In other words, public officials and others are more likely behave when they know that people are watching.
Many officials or group leaders try to shed that light. In some more repressive countries they control media and even restrict public access to radio, television and internet outlets. They withhold information about their actions, and try to delegitimize news media by trying to convince people that they only offer “fake news.”
Our government is designed to utilize public participation, by voting officials in and out of office, attending meetings and hearings and petitioning our government for certain actions. So those meetings must be open to the public, and notice of those meetings must be published so that the people can attend if they wish. That’s why everyone, not just the news media, must have full access to public information.
Officials might consider such oversight a nuisance, thinking they could do their work more efficiently if people would just stay out of the way. But, as the many criminal cases against Rio Grande Valley officials over the years have shown, some elected officials abuse their access to the public purse strings to benefit themselves, friends and family.
And so it’s important to maintain vigilance, and news media have a two-pronged commitment to our public. We report the news, and also wage a constant campaign to defend public access to information, so that you can decide for yourselves what news is valid and which is fake.
Vigilance is especially important this year when the Texas Legislature is in session.

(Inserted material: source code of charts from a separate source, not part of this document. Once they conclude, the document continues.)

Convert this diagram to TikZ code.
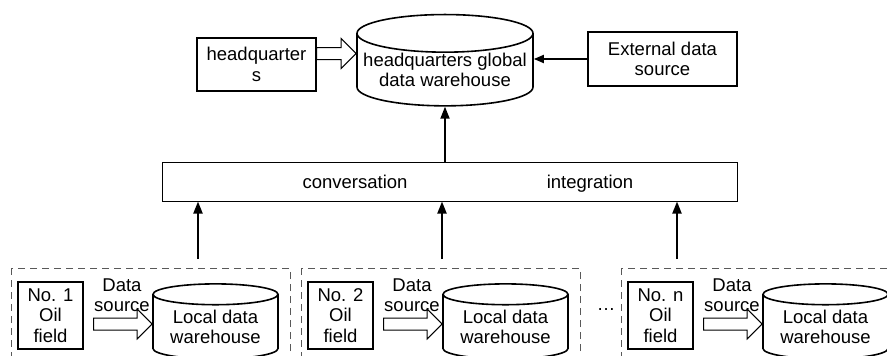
\documentclass[tikz,border=0pt]{standalone}
\usepackage{fontspec}
\setmainfont{Liberation Sans}
\usetikzlibrary{shapes.geometric,arrows.meta,calc}

\begin{document}
\begin{tikzpicture}[x=1pt,y=-1pt,
    every node/.style={font=\fontsize{18.5}{20.5}\selectfont, align=center, inner sep=0pt},
    plainbox/.style={draw, line width=1.4pt},
    store/.style={cylinder, shape border rotate=90, aspect=0.23, draw, line width=1.6pt},
    solidarrow/.style={line width=1.8pt, -{Triangle[length=12pt,width=9pt]}},
    hollow/.style={line width=1pt, to path={let \p1=(\tikztostart), \p2=(\tikztotarget) in
        (\x1,\y1+6pt) -- (\x2-15pt,\y1+6pt) -- (\x2-15pt,\y1+15pt) -- (\x2,\y1)
        -- (\x2-15pt,\y1-15pt) -- (\x2-15pt,\y1-6pt) -- (\x1,\y1-6pt) -- cycle}},
    dashbox/.style={draw=gray!70!black, dash pattern=on 7pt off 5pt, line width=1pt}]
    \clip (0,0) rectangle (887,356);
    % headquarters level
    \node[plainbox, minimum width=119pt, minimum height=53pt] (hq) at (256.5,64.5) {headquarter\\s};
    \node[store, minimum width=176pt, minimum height=87pt] (hqdw) at (445,70) {headquarters global\\data warehouse};
    \node[plainbox, minimum width=149pt, minimum height=54pt] (ext) at (662.5,59) {External data\\source};
    \draw[hollow] ([yshift=11pt]hq.east) to (hqdw.west);
    \draw[line width=1.8pt, -{Triangle[length=10pt,width=8pt]}] (ext.west) -- (ext.west -| hqdw.east);
    % integration bar
    \node[draw, line width=1pt, minimum width=575pt, minimum height=39pt] (mid) at (449.5,181.5) {};
    \node[anchor=base] (conv) at (355,188) {conversation};
    \node[anchor=base] (integ) at (590,188) {integration};
    \draw[solidarrow] (mid.north -| hqdw.south) -- (hqdw.south);
    \foreach \ax [count=\i] in {198,442,677}{
        \coordinate (feed\i) at (\ax,259);
        \draw[solidarrow] (feed\i) -- (feed\i |- mid.south);
    }
    % oil fields
    \foreach \dx/\num in {0/1, 290/2, 610/n}{
        \draw[dashbox] (11+\dx,268) rectangle ++(279,100);
        \node[plainbox, minimum width=65pt, minimum height=67pt] (field\num) at (50.5+\dx,315.5) {No. \num\\Oil\\field};
        \node[store, minimum width=125pt, minimum height=75pt] (local\num) at (215.5+\dx,327) {Local data\\warehouse};
        \node (src\num) at (122+\dx,295) {Data\\source};
        \draw[hollow] ([shift={(10pt,-8.5pt)}]field\num.east) to (local\num.west);
    }
    \node (dots) at (606,310) {…};
\end{tikzpicture}
\end{document}
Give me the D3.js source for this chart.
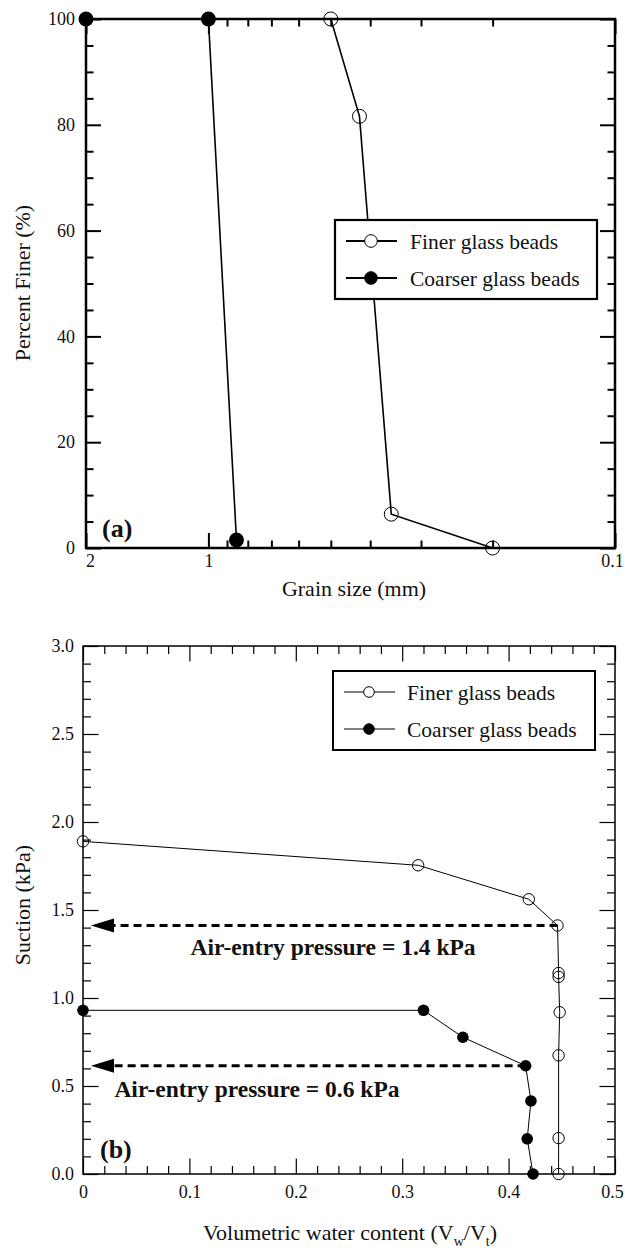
<!DOCTYPE html>
<html>
<head>
<meta charset="utf-8">
<script src="https://cdn.jsdelivr.net/npm/d3@7"></script>
<style>
  body { margin: 0; background: #fff; }
  svg { display: block; }
  svg text { font-family: "Liberation Serif", "Times New Roman", "DejaVu Serif", serif; fill: #111; }
</style>
</head>
<body>
<svg id="vis" width="625" height="1248"></svg>
<script>
// (a) grain size distribution
var finerSize = [0.5, 0.425, 0.355, 0.2];
var finerPct = [100, 81.6, 6.4, 0];
var coarseSize = [2, 1, 0.853];
var coarsePct = [100, 100, 1.5];
var sizeTicks = [2, 1, 0.1];
var sizeMinor = [0.9, 0.8, 0.7, 0.6, 0.5, 0.4, 0.3, 0.2];
var pctTicks = [0, 20, 40, 60, 80, 100];

// (b) soil-water characteristic curve
var finerTheta = [0, 0.315, 0.419, 0.446, 0.447, 0.447, 0.448, 0.447, 0.447, 0.447];
var finerSuction = [1.89, 1.754, 1.561, 1.412, 1.142, 1.12, 0.919, 0.674, 0.204, 0];
var coarseTheta = [0, 0.32, 0.357, 0.416, 0.421, 0.4175, 0.423];
var coarseSuction = [0.93, 0.93, 0.777, 0.615, 0.415, 0.2, 0];
var airEntry = [1.412, 0.615];
var airEntryTheta = [0.446, 0.416];
var airEntryLabels = ["Air-entry pressure = 1.4 kPa", "Air-entry pressure = 0.6 kPa"];
var thetaTicks = [0, 0.1, 0.2, 0.3, 0.4, 0.5];
var suctionTicks = [0, 0.5, 1, 1.5, 2, 2.5, 3];

var seriesNames = ["Finer glass beads", "Coarser glass beads"];

var svg = d3.select("#vis");

function zip(xs, ys) {
    return xs.map(function(x, i) { return [x, ys[i]]; });
}

// inward ticks on all four sides
function frameTicks(g, x, y, left, right, top, bottom, opt) {
    // bottom labelled major
    var bx = g.append("g").attr("transform", "translate(0," + bottom + ")")
        .call(d3.axisBottom(x).tickValues(opt.xMajor).tickSize(-opt.major).tickPadding(opt.padX).tickFormat(opt.xFmt))
        .call(style);
    // keep the end labels inside the page
    var n = opt.xMajor.length;
    bx.selectAll("text").attr("dx", function(d, i) {
        return i === 0 ? opt.firstDx : (i === n - 1 ? -3 : 0);
    });
    g.append("g").attr("transform", "translate(0," + bottom + ")")
        .call(d3.axisBottom(x).tickValues(opt.xMinor).tickSize(-opt.minor).tickFormat(""))
        .call(style);
    g.append("g").attr("transform", "translate(0," + top + ")")
        .call(d3.axisTop(x).tickValues(opt.xMajor).tickSize(-opt.major).tickFormat(""))
        .call(style);
    g.append("g").attr("transform", "translate(0," + top + ")")
        .call(d3.axisTop(x).tickValues(opt.xMinor).tickSize(-opt.minor).tickFormat(""))
        .call(style);
    g.append("g").attr("transform", "translate(" + left + ",0)")
        .call(d3.axisLeft(y).tickValues(opt.yMajor).tickSize(-opt.major).tickPadding(opt.padY).tickFormat(opt.yFmt))
        .call(style);
    g.append("g").attr("transform", "translate(" + left + ",0)")
        .call(d3.axisLeft(y).tickValues(opt.yMinor).tickSize(-opt.minor).tickFormat(""))
        .call(style);
    g.append("g").attr("transform", "translate(" + right + ",0)")
        .call(d3.axisRight(y).tickValues(opt.yMajor).tickSize(-opt.major).tickFormat(""))
        .call(style);
    g.append("g").attr("transform", "translate(" + right + ",0)")
        .call(d3.axisRight(y).tickValues(opt.yMinor).tickSize(-opt.minor).tickFormat(""))
        .call(style);

    function style(a) {
        a.attr("font-family", null).attr("font-size", null);
        a.select(".domain").remove();
        a.selectAll("line").attr("stroke", "#000").attr("stroke-width", opt.tickW);
        a.selectAll("text").attr("font-size", "18px").attr("fill", "#111");
    }
}

function legend(g, x0, y0, w, h, r, lineW, frameW, textX) {
    g.append("rect").attr("x", x0).attr("y", y0).attr("width", w).attr("height", h)
        .attr("fill", "#fff").attr("stroke", "#000").attr("stroke-width", frameW);
    seriesNames.forEach(function(name, i) {
        var cy = y0 + 21 + i * 37;
        g.append("line").attr("x1", x0 + 11).attr("x2", x0 + 62).attr("y1", cy).attr("y2", cy)
            .attr("stroke", "#000").attr("stroke-width", lineW);
        g.append("circle").attr("cx", x0 + 36).attr("cy", cy).attr("r", r)
            .attr("fill", i === 0 ? "#fff" : "#000").attr("stroke", "#000").attr("stroke-width", 1);
        g.append("text").attr("x", x0 + textX).attr("y", cy + 7.5).text(name)
            .attr("font-size", "21.5px");
    });
}

// ---------- chart (a) ----------
var A = { left: 86, right: 615, top: 19, bottom: 548 };
var xA = d3.scaleLog().domain([2, 0.1]).range([A.left, A.right]);
var yA = d3.scaleLinear().domain([0, 100]).range([A.bottom, A.top]);
var gA = svg.append("g");

var pctMinor = d3.range(0, 101, 5).filter(function(d) { return d % 20 !== 0; });
frameTicks(gA, xA, yA, A.left, A.right, A.top, A.bottom, {
    xMajor: sizeTicks, xMinor: sizeMinor, yMajor: pctTicks, yMinor: pctMinor,
    major: 15, minor: 7.5, tickW: 2, padX: 6, padY: 11, firstDx: 4,
    xFmt: function(d) { return d3.format("")(d); }, yFmt: d3.format("d")
});

var lineA = d3.line().x(function(d) { return xA(d[0]); }).y(function(d) { return yA(d[1]); });
gA.append("path").datum(zip(finerSize, finerPct)).attr("d", lineA)
    .attr("fill", "none").attr("stroke", "#000").attr("stroke-width", 1.6);
gA.append("path").datum(zip(coarseSize, coarsePct)).attr("d", lineA)
    .attr("fill", "none").attr("stroke", "#000").attr("stroke-width", 1.6);

gA.append("rect").attr("x", A.left).attr("y", A.top)
    .attr("width", A.right - A.left).attr("height", A.bottom - A.top)
    .attr("fill", "none").attr("stroke", "#000").attr("stroke-width", 2.5);

gA.selectAll(".fa").data(zip(finerSize, finerPct)).enter().append("circle")
    .attr("cx", function(d) { return xA(d[0]); }).attr("cy", function(d) { return yA(d[1]); })
    .attr("r", 7).attr("fill", "none").attr("stroke", "#000").attr("stroke-width", 1);
gA.selectAll(".ca").data(zip(coarseSize, coarsePct)).enter().append("circle")
    .attr("cx", function(d) { return xA(d[0]); }).attr("cy", function(d) { return yA(d[1]); })
    .attr("r", 7.5).attr("fill", "#000");

legend(gA, 335, 220, 262, 79, 6.3, 2, 2.2, 75);

gA.append("text").attr("x", 102).attr("y", 537).text("(a)")
    .attr("font-size", "26px").attr("font-weight", "bold");
gA.append("text").attr("x", 354).attr("y", 596).attr("text-anchor", "middle")
    .text("Grain size (mm)").attr("font-size", "22px");
gA.append("text").attr("transform", "translate(30,283) rotate(-90)").attr("text-anchor", "middle")
    .text("Percent Finer (%)").attr("font-size", "22px");

// ---------- chart (b) ----------
var B = { left: 83, right: 615, top: 646, bottom: 1174 };
var xB = d3.scaleLinear().domain([0, 0.5]).range([B.left, B.right]);
var yB = d3.scaleLinear().domain([0, 3]).range([B.bottom, B.top]);
var gB = svg.append("g");

var thetaMinor = d3.range(0, 51, 2).filter(function(d) { return d % 10 !== 0; }).map(function(d) { return d / 100; });
var suctionMinor = d3.range(0, 31).filter(function(d) { return d % 5 !== 0; }).map(function(d) { return d / 10; });
frameTicks(gB, xB, yB, B.left, B.right, B.top, B.bottom, {
    xMajor: thetaTicks, xMinor: thetaMinor, yMajor: suctionTicks, yMinor: suctionMinor,
    major: 15.5, minor: 8, tickW: 1.2, padX: 11, padY: 9, firstDx: 0,
    xFmt: function(d) { return d === 0 ? "0" : d3.format(".1f")(d); }, yFmt: d3.format(".1f")
});

var lineB = d3.line().x(function(d) { return xB(d[0]); }).y(function(d) { return yB(d[1]); });
gB.append("path").datum(zip(finerTheta, finerSuction)).attr("d", lineB)
    .attr("fill", "none").attr("stroke", "#000").attr("stroke-width", 1);
gB.append("path").datum(zip(coarseTheta, coarseSuction)).attr("d", lineB)
    .attr("fill", "none").attr("stroke", "#000").attr("stroke-width", 1);

gB.append("rect").attr("x", B.left).attr("y", B.top)
    .attr("width", B.right - B.left).attr("height", B.bottom - B.top)
    .attr("fill", "none").attr("stroke", "#000").attr("stroke-width", 1.5);

// dashed arrows for air-entry pressure
airEntry.forEach(function(s, i) {
    gB.append("line").attr("x1", xB(airEntryTheta[i])).attr("x2", xB(0.02))
        .attr("y1", yB(s)).attr("y2", yB(s))
        .attr("stroke", "#000").attr("stroke-width", 3).attr("stroke-dasharray", "8,5");
    gB.append("path")
        .attr("d", "M" + xB(0.0075) + "," + yB(s) + " l23,-7 l0,14 Z")
        .attr("fill", "#000");
});
gB.append("text").attr("x", xB(0.235)).attr("y", yB(1.246)).attr("text-anchor", "middle")
    .text(airEntryLabels[0]).attr("font-size", "23.5px").attr("font-weight", "bold");
gB.append("text").attr("x", xB(0.1635)).attr("y", yB(0.438)).attr("text-anchor", "middle")
    .text(airEntryLabels[1]).attr("font-size", "23.5px").attr("font-weight", "bold");

gB.selectAll(".fb").data(zip(finerTheta, finerSuction)).enter().append("circle")
    .attr("cx", function(d) { return xB(d[0]); }).attr("cy", function(d) { return yB(d[1]); })
    .attr("r", 5.7).attr("fill", "none").attr("stroke", "#000").attr("stroke-width", 1);
gB.selectAll(".cb").data(zip(coarseTheta, coarseSuction)).enter().append("circle")
    .attr("cx", function(d) { return xB(d[0]); }).attr("cy", function(d) { return yB(d[1]); })
    .attr("r", 5.8).attr("fill", "#000");

legend(gB, 333, 671, 262, 79, 5.3, 1, 2, 74);

gB.append("text").attr("x", 100).attr("y", 1158).text("(b)")
    .attr("font-size", "26px").attr("font-weight", "bold");
var xt = gB.append("text").attr("x", 350).attr("y", 1240).attr("text-anchor", "middle")
    .attr("font-size", "22px");
xt.append("tspan").text("Volumetric water content (V");
xt.append("tspan").text("w").attr("font-size", "14px").attr("dy", 6);
xt.append("tspan").text("/V").attr("dy", -6);
xt.append("tspan").text("t").attr("font-size", "14px").attr("dy", 6);
xt.append("tspan").text(")").attr("dy", -6);
gB.append("text").attr("transform", "translate(30,905) rotate(-90)").attr("text-anchor", "middle")
    .text("Suction (kPa)").attr("font-size", "22px");
</script>
</body>
</html>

Members of the Texas Press Association, including this newspaper, and other organizations are monitoring bills that affect public access to information. We will support those that support public access and oppose those that try to restrict it.
Government officials and offices can put up roadblocks ranging from outright denial to unreasonable fees for providing public information. Or they can make legal challenges that can make people question whether the information is worth the trouble.
The public’s right to know is worth it, and that is why media outlets across the country combine their efforts this week to highlight the public’s right to information about their government.
Of course, that right, and our efforts, continue year-round. But during this Sunshine Week, we shine the light a little brighter on the need to keep the public informed, and our government accountable.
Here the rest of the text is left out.